A revised version of the Defending Internet Freedom Act has been introduced to US Congress – and its contents are surprising.
Last year, Congressman Mike Kelly (R-PA) put forward legislation under the same name to cover the proposed transition of the critical IANA contract from the hands of the US government to an as-yet unspecified body. That's the crucial contract that oversees the running of the world's DNS, IP address allocation, and agreements on internet protocols.
Last year's legislation (H.R. 5737) was largely prescriptive, calling for a specific consortium, an “Internet Freedom Panel,” and a range of specific measures including an inspector general.
This year's, however, (H.R. 2251) contains a number of redlines, and then largely – and explicitly – lends its support to the two internet community working groups that are devising the best way to shift the contract away from the grasp of the US government.
This is a critical step forward for the process, and may even signal the start of congressional support for the plan. To date, some in Congress have been using the proposed IANA transition as a political football, bending facts to criticize the Obama administration, and making vague patriotic calls for freedom.

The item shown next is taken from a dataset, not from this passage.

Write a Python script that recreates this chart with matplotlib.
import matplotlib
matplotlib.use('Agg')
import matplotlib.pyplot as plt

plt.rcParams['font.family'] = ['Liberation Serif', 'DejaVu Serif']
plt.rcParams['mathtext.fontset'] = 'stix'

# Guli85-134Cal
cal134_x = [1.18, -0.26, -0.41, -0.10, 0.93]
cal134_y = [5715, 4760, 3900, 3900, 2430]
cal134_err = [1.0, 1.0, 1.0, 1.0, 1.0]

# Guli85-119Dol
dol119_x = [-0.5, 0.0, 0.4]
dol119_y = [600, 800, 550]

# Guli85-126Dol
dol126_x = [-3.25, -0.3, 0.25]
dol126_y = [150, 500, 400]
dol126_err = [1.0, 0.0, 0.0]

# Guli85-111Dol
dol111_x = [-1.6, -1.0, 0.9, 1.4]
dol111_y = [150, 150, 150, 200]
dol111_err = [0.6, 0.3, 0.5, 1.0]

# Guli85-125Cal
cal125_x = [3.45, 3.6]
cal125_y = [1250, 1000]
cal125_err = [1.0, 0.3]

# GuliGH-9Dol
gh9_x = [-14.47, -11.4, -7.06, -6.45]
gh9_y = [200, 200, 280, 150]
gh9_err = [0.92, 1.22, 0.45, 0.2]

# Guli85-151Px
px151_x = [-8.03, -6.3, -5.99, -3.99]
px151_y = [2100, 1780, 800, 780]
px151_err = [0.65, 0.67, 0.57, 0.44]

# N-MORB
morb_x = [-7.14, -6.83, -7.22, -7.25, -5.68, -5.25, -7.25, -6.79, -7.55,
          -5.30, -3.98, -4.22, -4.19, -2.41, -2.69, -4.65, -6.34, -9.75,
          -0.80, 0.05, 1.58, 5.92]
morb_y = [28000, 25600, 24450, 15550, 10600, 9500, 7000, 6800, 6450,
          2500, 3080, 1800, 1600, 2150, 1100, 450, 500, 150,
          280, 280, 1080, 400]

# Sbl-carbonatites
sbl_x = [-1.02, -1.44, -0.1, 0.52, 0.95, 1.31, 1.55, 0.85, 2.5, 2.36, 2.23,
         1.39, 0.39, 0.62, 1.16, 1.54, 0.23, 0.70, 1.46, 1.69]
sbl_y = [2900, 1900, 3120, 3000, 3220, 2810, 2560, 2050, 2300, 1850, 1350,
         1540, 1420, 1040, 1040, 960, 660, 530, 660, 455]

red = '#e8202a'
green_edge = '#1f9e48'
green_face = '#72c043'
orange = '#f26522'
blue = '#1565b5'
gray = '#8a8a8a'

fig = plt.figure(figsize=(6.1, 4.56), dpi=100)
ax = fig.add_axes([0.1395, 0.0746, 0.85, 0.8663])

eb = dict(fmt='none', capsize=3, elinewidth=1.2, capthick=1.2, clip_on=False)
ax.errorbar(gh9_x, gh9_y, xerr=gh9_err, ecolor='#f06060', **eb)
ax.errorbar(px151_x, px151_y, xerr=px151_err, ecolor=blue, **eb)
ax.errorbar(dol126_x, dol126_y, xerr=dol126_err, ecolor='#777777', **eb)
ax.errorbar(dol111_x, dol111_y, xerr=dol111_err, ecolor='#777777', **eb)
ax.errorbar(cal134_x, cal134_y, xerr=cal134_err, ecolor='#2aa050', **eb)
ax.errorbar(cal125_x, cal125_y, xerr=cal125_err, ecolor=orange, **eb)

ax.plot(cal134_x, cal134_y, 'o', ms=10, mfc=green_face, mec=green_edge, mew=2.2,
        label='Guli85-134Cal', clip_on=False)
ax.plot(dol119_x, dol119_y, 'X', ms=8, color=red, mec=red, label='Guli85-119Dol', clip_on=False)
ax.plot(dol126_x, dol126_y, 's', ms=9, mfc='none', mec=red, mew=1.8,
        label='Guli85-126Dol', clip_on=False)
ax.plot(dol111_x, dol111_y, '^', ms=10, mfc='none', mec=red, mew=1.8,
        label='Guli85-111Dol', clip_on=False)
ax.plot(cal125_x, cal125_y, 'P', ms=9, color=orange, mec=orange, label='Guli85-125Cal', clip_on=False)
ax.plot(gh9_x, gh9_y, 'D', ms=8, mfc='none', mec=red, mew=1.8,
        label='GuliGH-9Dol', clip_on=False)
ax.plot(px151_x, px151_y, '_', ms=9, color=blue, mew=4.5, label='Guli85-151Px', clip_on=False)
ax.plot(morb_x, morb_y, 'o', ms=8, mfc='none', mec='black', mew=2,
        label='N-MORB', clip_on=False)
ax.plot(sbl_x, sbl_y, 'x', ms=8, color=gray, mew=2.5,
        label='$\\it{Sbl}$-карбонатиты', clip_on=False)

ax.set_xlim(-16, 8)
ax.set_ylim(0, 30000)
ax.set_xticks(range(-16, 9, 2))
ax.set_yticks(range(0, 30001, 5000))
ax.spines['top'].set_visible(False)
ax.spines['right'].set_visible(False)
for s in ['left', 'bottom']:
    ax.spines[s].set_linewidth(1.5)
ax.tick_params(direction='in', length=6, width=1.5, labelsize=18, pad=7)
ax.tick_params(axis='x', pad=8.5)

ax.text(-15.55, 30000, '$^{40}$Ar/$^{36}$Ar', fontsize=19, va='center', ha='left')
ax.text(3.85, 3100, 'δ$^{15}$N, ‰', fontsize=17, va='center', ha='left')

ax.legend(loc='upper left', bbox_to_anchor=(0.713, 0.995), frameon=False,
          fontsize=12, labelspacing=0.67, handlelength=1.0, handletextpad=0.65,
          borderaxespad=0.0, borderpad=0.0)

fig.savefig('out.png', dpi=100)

The key elements – which are unlikely to be contradicted by the current proposals – are still there, most focused around keeping the IANA contract out of the hands of particular governments, and ensuring freedom of speech.
IANA: What's at stake?
The US government contracts non-profit ICANN to run the so-called IANA functions – a body that runs the highest level of the world's DNS, allocates IP addresses, and ensures developers can agree on the same numbers and protocols when writing software that communicates over the 'net. It's what keeps the internet as we know it glued together.
That crucial contract is coming to an end, and because the US wants to step away from ruling the internet like an unelected king.
The IANA contract itself comprises three main functions: names, numbers and protocols. Transition plans for the later two are largely agreed, but the most complex issue of domain names is being explored by a panel of experts called the Community Working Group (CWG). ICANN, of course, would love to run IANA all by itself, simply put.
For example, the bill states that no government representatives can be selected as director or officers of ICANN, the technical body that has run the IANA contract since 1999 and will continue to do so.
It states that the ICANN board should not be allowed to vote on proposals from its own Governmental Advisory Committee unless that committee has reached a consensus. ICANN must uphold freedom of speech, freedom of the press, freedom of assembly, and freedom of association. ICANN should be prohibited from "engaging in activities unrelated to ICANN’s core mission."
All of these are issues that the internet community is almost certain to agree with. On riskier topics, such as the bill's insistence that California-headquartered ICANN continues to operate under US law, is likely to cause some bristling, but in real terms that will be the pragmatic reality of the proposals on offer.
The bill ends with three critical elements:
- That ICANN submit itself to the US Freedom of Information Act (FOIA) so that its records and other information gain some degree of public access.
- That the US government be granted ownership of the .gov and .mil top-level domains.
- That ICANN adopt the recommendations of three internet community groups, which have been consulted about the transition of power, before the US government relinquishes control of the IANA contract.
The first two conditions have not yet been properly addressed in the current process, and so may actually prove useful to the internet community working groups.